Unlike the smaller cochins and silkies that couldn't fly to safety, Mellie and Kellie had been spared a brutal death simply because they found refuge on the perch above. While Jake and his friend rounded up the surviving birds and took them up to the house, I collected the bodies of his beloved birds and put them into a large garbage can. What a terrible waste and now heartbreak for this trusting child.

That night as I sat on the edge of his bed, Jake asked why bad things happen.

"When you care for animals, you sometimes get attached to them because you want what's best for them. And unfortunately, sometimes they die," I said, knowing my words would take a long time for him to understand.

He looked at me with his solemn brown eyes and said, "I'll never give up! I won't let anything get at my chickens again!"

Jake hands his cochin hen Mrs. Salt to the judge at the Fond du Lac County fair. His docile bird would go on to win Champion Hen.

In the coming days we converted our water house into a fortified chicken coop and set a trap for the marauder that decimated Jake's little flock. We soon had our answer when we caught a female mink. Til this day Jake has an aversion to the creatures.

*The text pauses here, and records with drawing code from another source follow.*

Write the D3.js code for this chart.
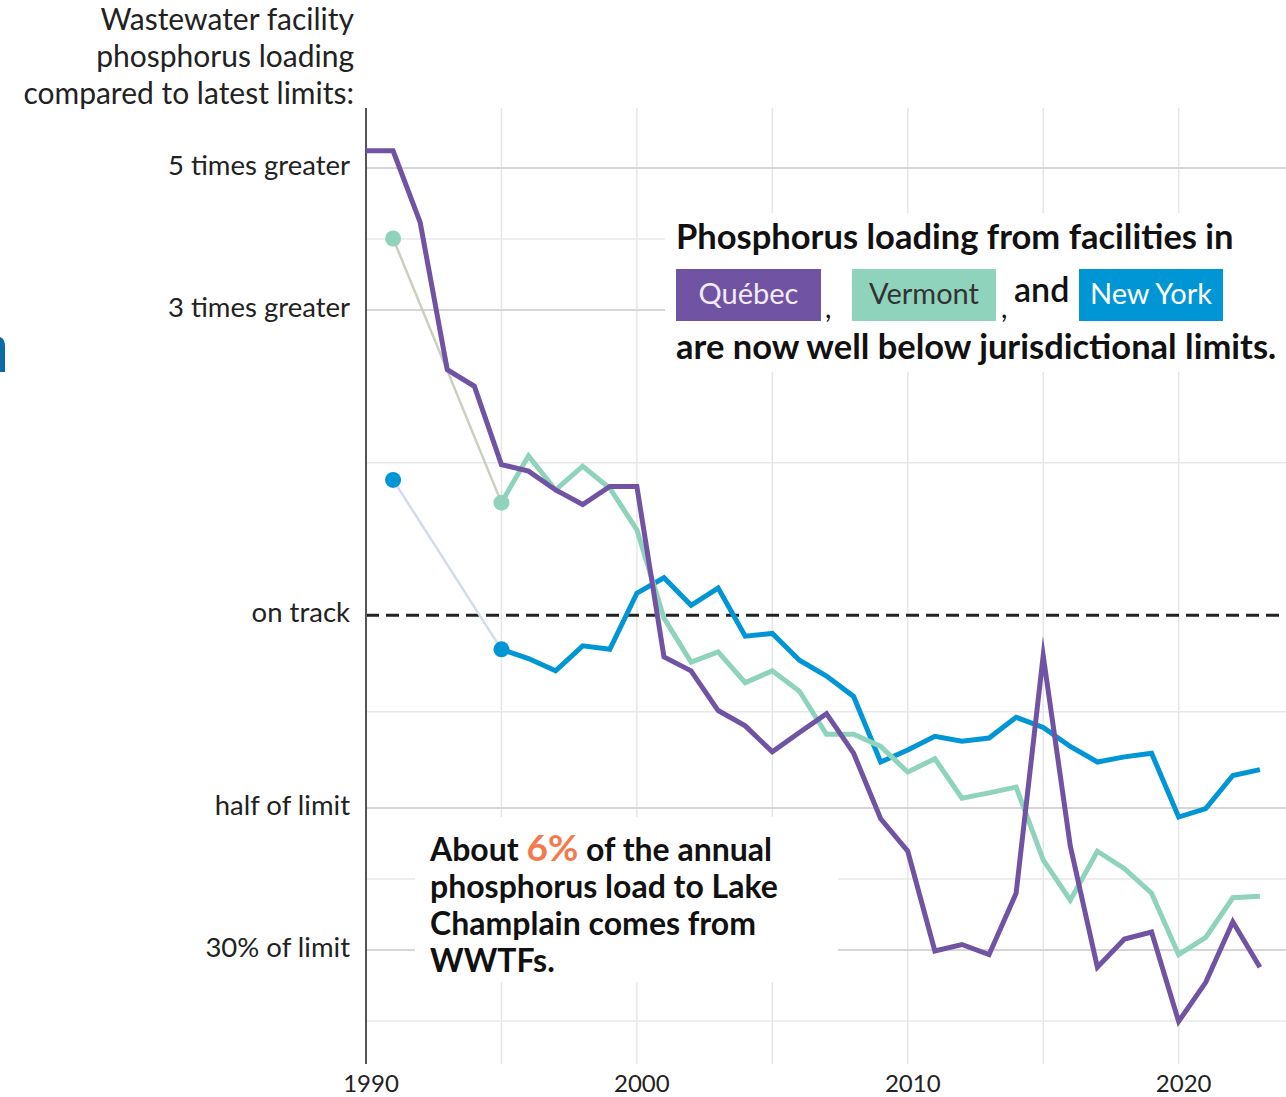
<!DOCTYPE html>
<html>
<head>
<meta charset="utf-8">
<script src="https://cdn.jsdelivr.net/npm/d3@7"></script>
<style>
  body { margin: 0; background: #fff; }
  svg { display: block; font-family: "Lato", "Source Sans Pro", sans-serif; }
</style>
</head>
<body>
<svg id="chart" width="1286" height="1097"></svg>
<script>
// values are loading / latest limit (1 = on track)
const quebecYears = d3.range(1990, 2024);
const quebec = [5.32, 5.32, 4.11, 2.42, 2.28, 1.72, 1.68, 1.57, 1.49, 1.59, 1.59, 0.861, 0.819, 0.71,
  0.672, 0.612, 0.656, 0.702, 0.609, 0.481, 0.428, 0.299, 0.306, 0.295, 0.368, 0.865, 0.436, 0.282,
  0.312, 0.32, 0.232, 0.267, 0.332, 0.282];

const vermontYears = [1991].concat(d3.range(1995, 2024));
const vermont = [3.88, 1.50, 1.775, 1.57, 1.71, 1.58, 1.36, 0.99, 0.845, 0.877, 0.785, 0.819, 0.761,
  0.652, 0.652, 0.624, 0.569, 0.597, 0.518, 0.528, 0.539, 0.415, 0.359, 0.428, 0.402, 0.368, 0.295,
  0.314, 0.362, 0.364];

const newYorkYears = [1991].concat(d3.range(1995, 2024));
const newYork = [1.628, 0.885, 0.856, 0.819, 0.896, 0.885, 1.083, 1.145, 1.037, 1.103, 0.928, 0.937,
  0.851, 0.804, 0.747, 0.59, 0.616, 0.647, 0.636, 0.643, 0.693, 0.668, 0.624, 0.59, 0.601, 0.609,
  0.484, 0.499, 0.562, 0.574];

const yTicks = [5, 3, 1, 0.5, 0.3];
const yTickLabels = ['5 times greater', '3 times greater', 'on track', 'half of limit', '30% of limit'];
const xTicks = [1990, 2000, 2010, 2020];
const xGrid = [1995, 2000, 2005, 2010, 2015, 2020];

const titleLines = ['Wastewater facility', 'phosphorus loading', 'compared to latest limits:'];
const noteLines = ['phosphorus load to Lake', 'Champlain comes from', 'WWTFs.'];

const purple = '#7153a3';
const teal = '#8fd3bd';
const blue = '#0096d6';

const svg = d3.select('#chart');
const plotTop = 108, plotBottom = 1064, plotLeft = 366, plotRight = 1286;

const x = d3.scaleLinear().domain([1990, 2024]).range([366, 1287]);
const y = d3.scaleLog().domain([0.3, 5]).range([950, 168]);

// minor gridlines sit halfway (in log space) between labelled ones
const minor = d3.pairs(yTicks).map(([a, b]) => Math.sqrt(a * b));
minor.push(0.3 * 0.3 / Math.sqrt(0.5 * 0.3));

svg.append('g')
  .selectAll('line')
  .data(xGrid)
  .join('line')
  .attr('x1', d => x(d)).attr('x2', d => x(d))
  .attr('y1', plotTop).attr('y2', plotBottom)
  .attr('stroke', '#e6e6e6')
  .attr('stroke-width', 1.5);

svg.append('g')
  .selectAll('line')
  .data(minor)
  .join('line')
  .attr('x1', plotLeft).attr('x2', plotRight)
  .attr('y1', d => y(d)).attr('y2', d => y(d))
  .attr('stroke', '#e8e8e8')
  .attr('stroke-width', 1.5);

svg.append('g')
  .selectAll('line')
  .data(yTicks.filter(d => d !== 1))
  .join('line')
  .attr('x1', plotLeft).attr('x2', plotRight)
  .attr('y1', d => y(d)).attr('y2', d => y(d))
  .attr('stroke', '#d6d6d6')
  .attr('stroke-width', 2);

// white panels behind the notes
svg.append('rect').attr('x', 665).attr('y', 213).attr('width', 621).attr('height', 159).attr('fill', '#fff');
svg.append('rect').attr('x', 415).attr('y', 817).attr('width', 423).attr('height', 165).attr('fill', '#fff');

svg.append('line')
  .attr('x1', plotLeft).attr('x2', plotRight)
  .attr('y1', y(1)).attr('y2', y(1))
  .attr('stroke', '#222')
  .attr('stroke-width', 3)
  .attr('stroke-dasharray', '13,7');

svg.append('line')
  .attr('x1', plotLeft).attr('x2', plotLeft)
  .attr('y1', plotTop).attr('y2', plotBottom)
  .attr('stroke', '#555')
  .attr('stroke-width', 2);

// y labels
svg.append('g')
  .selectAll('text')
  .data(yTicks)
  .join('text')
  .attr('x', 350)
  .attr('y', d => y(d) + 7)
  .attr('text-anchor', 'end')
  .attr('font-size', 27.5)
  .attr('fill', '#222')
  .text((d, i) => yTickLabels[i]);

svg.append('g')
  .selectAll('text')
  .data(xTicks)
  .join('text')
  .attr('x', d => x(d) + 5)
  .attr('y', 1092)
  .attr('text-anchor', 'middle')
  .attr('font-size', 24)
  .attr('fill', '#222')
  .text(d => d);

svg.append('g')
  .selectAll('text')
  .data(titleLines)
  .join('text')
  .attr('x', 354)
  .attr('y', (d, i) => 30 + i * 37)
  .attr('text-anchor', 'end')
  .attr('font-size', 30)
  .attr('fill', '#222')
  .text(d => d);

// series
const line = d3.line().x(d => x(d[0])).y(d => y(d[1]));

function drawSeries(years, values, color, gapColor) {
  const pts = years.map((yr, i) => [yr, values[i]]);
  if (gapColor) {
    svg.append('path')
      .attr('d', line(pts.slice(0, 2)))
      .attr('fill', 'none')
      .attr('stroke', gapColor)
      .attr('stroke-width', 2.5);
    svg.append('path')
      .attr('d', line(pts.slice(1)))
      .attr('fill', 'none')
      .attr('stroke', color)
      .attr('stroke-width', 5);
    svg.append('g')
      .selectAll('circle')
      .data(pts.slice(0, 2))
      .join('circle')
      .attr('cx', d => x(d[0]))
      .attr('cy', d => y(d[1]))
      .attr('r', 8)
      .attr('fill', color);
  } else {
    svg.append('path')
      .attr('d', line(pts))
      .attr('fill', 'none')
      .attr('stroke', color)
      .attr('stroke-width', 5)
      .attr('stroke-miterlimit', 10);
  }
}

drawSeries(newYorkYears, newYork, blue, '#d3dbea');
drawSeries(vermontYears, vermont, teal, '#cbcfc0');
drawSeries(quebecYears, quebec, purple, null);

// top note
const note = svg.append('g').attr('font-weight', 700).attr('fill', '#111');
note.append('text').attr('x', 676).attr('y', 249).attr('font-size', 34.5)
  .text('Phosphorus loading from facilities in');
note.append('text').attr('x', 676).attr('y', 359).attr('font-size', 34.5)
  .text('are now well below jurisdictional limits.');

const keys = [
  { name: 'Québec', x: 676, w: 145, fill: purple, text: '#f1ecfa' },
  { name: 'Vermont', x: 852, w: 144, fill: teal, text: '#333' },
  { name: 'New York', x: 1079, w: 144, fill: blue, text: '#fff' }
];
const key = svg.append('g').selectAll('g').data(keys).join('g');
key.append('rect')
  .attr('x', d => d.x).attr('y', 269)
  .attr('width', d => d.w).attr('height', 52)
  .attr('fill', d => d.fill);
key.append('text')
  .attr('x', d => d.x + d.w / 2).attr('y', 304)
  .attr('text-anchor', 'middle')
  .attr('font-size', 29)
  .attr('fill', d => d.text)
  .text(d => d.name);

note.append('text').attr('x', 825).attr('y', 318).attr('font-size', 28).attr('font-weight', 400).text(',');
note.append('text').attr('x', 1001).attr('y', 318).attr('font-size', 28).attr('font-weight', 400).text(',');
note.append('text').attr('x', 1014).attr('y', 302).attr('font-size', 34).attr('font-weight', 600).text('and');

// bottom note, one text block
const low = svg.append('text')
  .attr('x', 430).attr('y', 861)
  .attr('font-weight', 700).attr('fill', '#111').attr('font-size', 32);
low.append('tspan').text('About ');
low.append('tspan').attr('fill', '#f47a4e').attr('font-size', 37).text('6%');
low.append('tspan').text(' of the annual');
noteLines.forEach(t => {
  low.append('tspan').attr('x', 430).attr('dy', 37).text(t);
});

// fragment of a cut-off heading at the left edge
svg.append('path')
  .attr('d', 'M0,337 Q5,339 5,346 L5,372 L0,372 Z')
  .attr('fill', '#0b6ca5');
</script>
</body>
</html>
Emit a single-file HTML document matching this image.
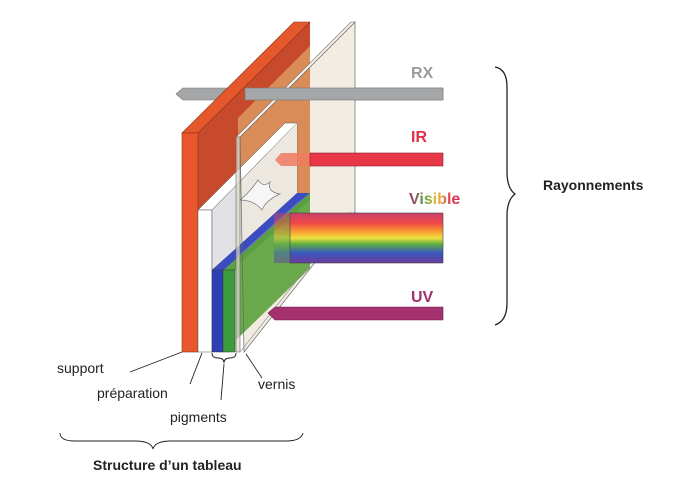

Jake kept his word. He continued to raise chickens and eventually took Mr. and Mrs. Salt to the fair where the pristine, white bird was named Champion Hen. Even though Jake has grown and moved away from home, I still have his tattered, and well-loved chicken quilt made for him by his great grandma. The threadbare quilt is covered with appliques of chickens bearing the names of his original (long gone) flock.  And there tucked on a shelf in the back of his old closet sits that trophy, a tangible sign of a little boy who refused to be beaten by a bloodthirsty mink.